An exhibition is a three-dimensional experience, so despite all the help that drawings can provide – as discussed in the last post – sometimes what you really need is a model. This means you need a completely different set of skills, and materials. Not pen and paper, but plastic and glue. Fortunately our designers for the Postmodernism exhibition have one staff member who is an outstanding model-maker, as well as a skilled designer: Ana Maria Ferreira.

Before working at Carmody Groarke, Ana was trained as an architect in Portugal, at the Universidade de Coimbra. She learned her model-making skills there. For the Postmodernism show, she constructed a three-part model (one removable section for each gallery) that is astounding in its detail and precision. 

Photo: Richard Davies

The materials are quite inexpensive – all the better to make quick replacements when the design changes. The basic structure is of hard foam board. Paper is used to fill in wall colour, bits of black plastic to create spatial elements like the scaffold structure of the ‘club’ space, and a few squares of thicker, tinted plastic to mimic the perspex we plan to use as colour accents in the space. A long, curved wall in the last gallery is rendered in single facets of thin black plastic sheet. At the moment, Ana is in the process of adding tiny scaled representations of every single work in the exhibition. Little figures are scattered throughout to give a sense of scale and movement through the space.

Photo: Richard Davies

Up close and personal, the model is remarkably expressive. As Ana puts it, “we knew that we were presenting to people who were not architects, so it should be more graphic and explicit. And there is so much diversity in space that we needed to show that… We’ll do a white cube next time, but now is the time for colour, for wiggly wall, for vectors.”

The model is essential for us in a number of ways. First, it is the best way to get a sense of relative scale.
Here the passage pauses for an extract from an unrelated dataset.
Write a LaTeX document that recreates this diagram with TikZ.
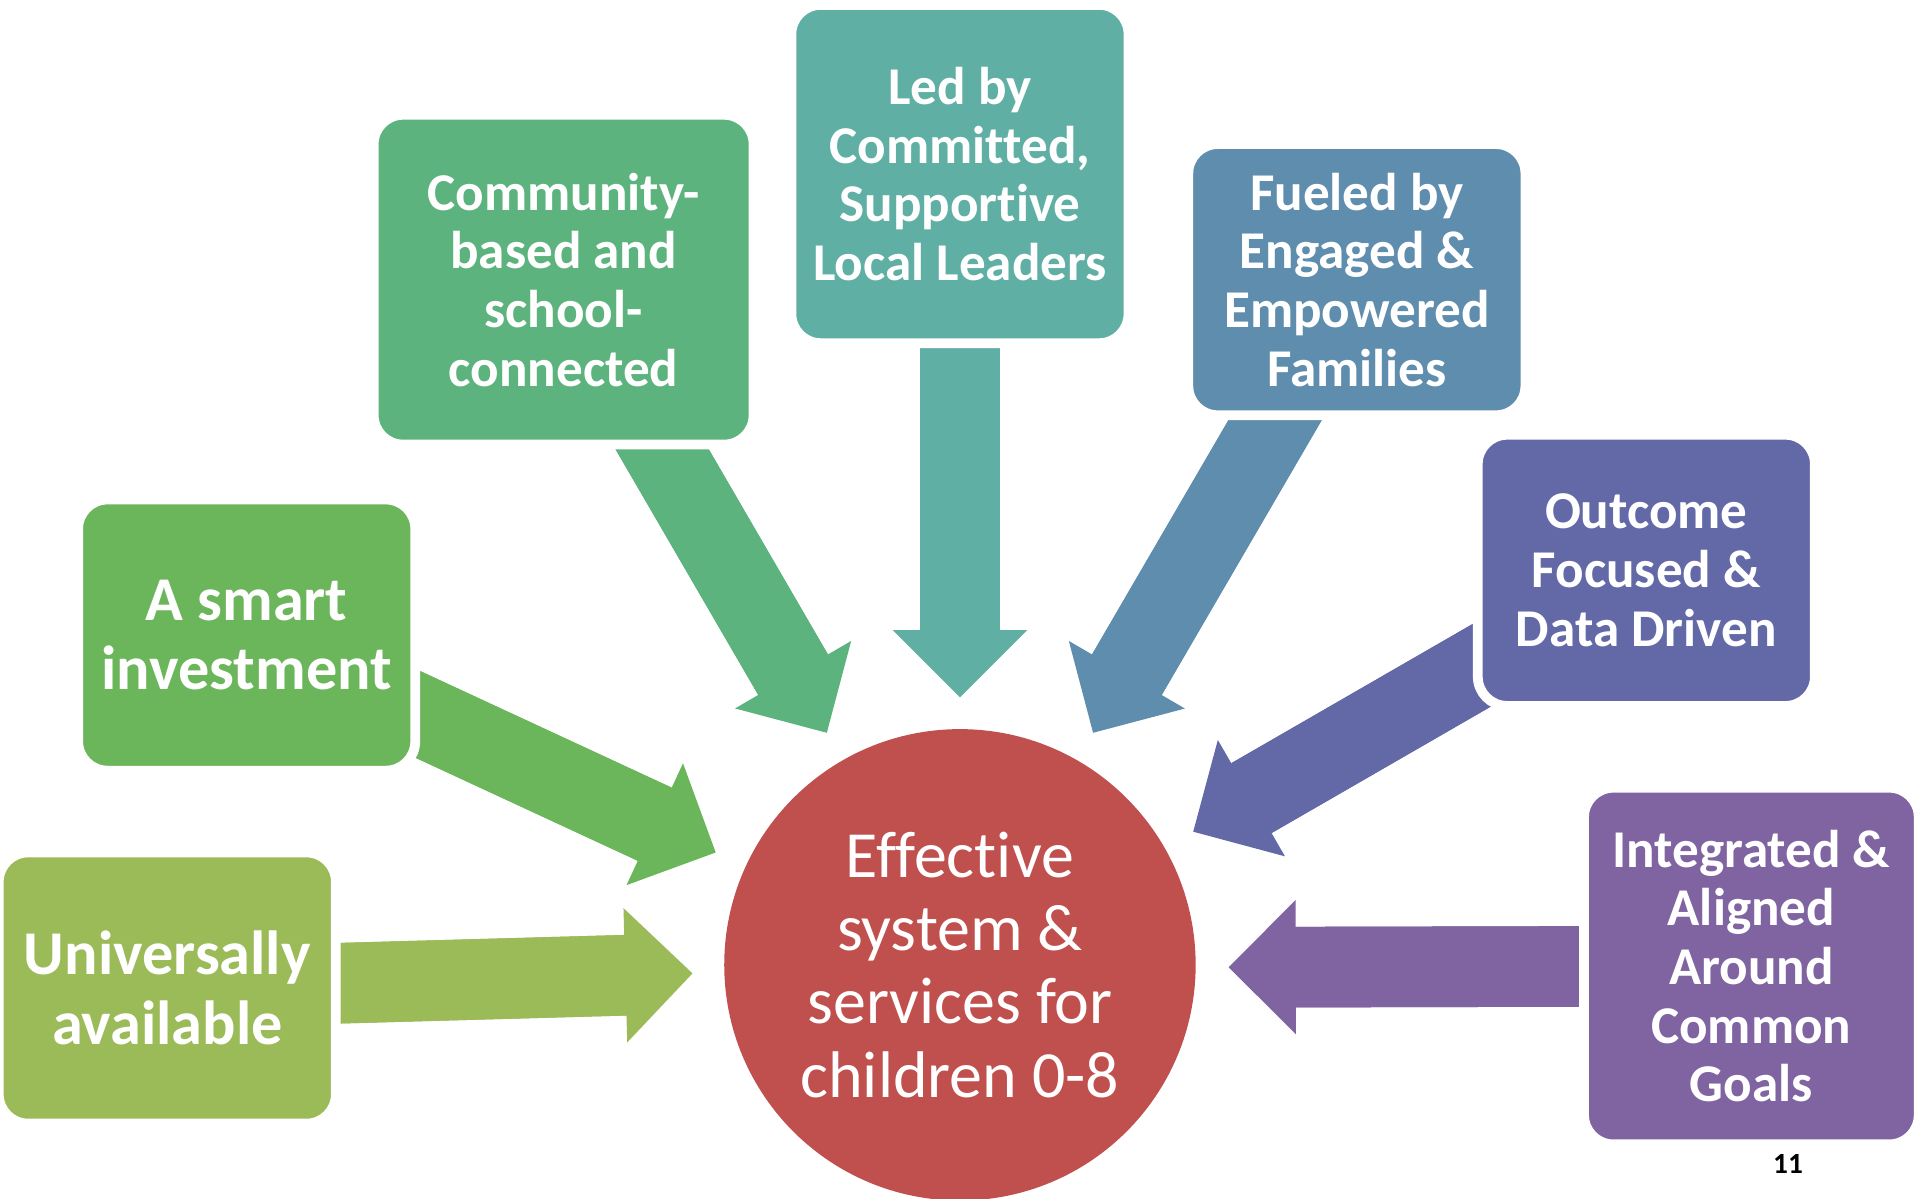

Though an elevation drawing or a plan can give you some indication of this, when it comes to many decisions, like the right size for a ‘supergraphic’ (as we call the many oversized photo blowups we are using to convey the postmodern motif of billboard-like, communicative architecture), you really need to see the space as a whole. Similarly, the way that objects are encountered gradually – sometimes only in partial view – as you walk through the space is best understood through the model.

     

Often in the past, museum designers used periscopes to get a sense of the visitor’s view. These were simple little boxes with two angled mirrors inside, which gave you a horizontal view into the space. Our designers ingeniously adapt this technique through the use of an iPhone. They simply drop the device into the model and take a quick snap. The resulting shot can then be passed around the table for discussion. The above and below images were taken this way. They show the way that the see-through mesh and complex spaces of the ‘club’ will look from the visitor’s eye level, and also more complex effects, like the perspectival impression one will get of a major architectural reconstruction in the first gallery, or the faceted, mirrored reflections of the curved wall in the final room. (This last picture is also a great demonstration of Ana’s seamless craftsmanship.)

   

As these you-are-there photos suggest, the model lets us grasp  the exhibition from two perspectives at once: both from a bird’s eye view, and from ground level. This is perhaps the most revealing thing you learn from a model like Ana’s. It is the chance to move back and forth – or up and down – from a seemingly omniscient position to the more immersive experience of the actual space, that makes being a curator or a designer so captivating in the first place.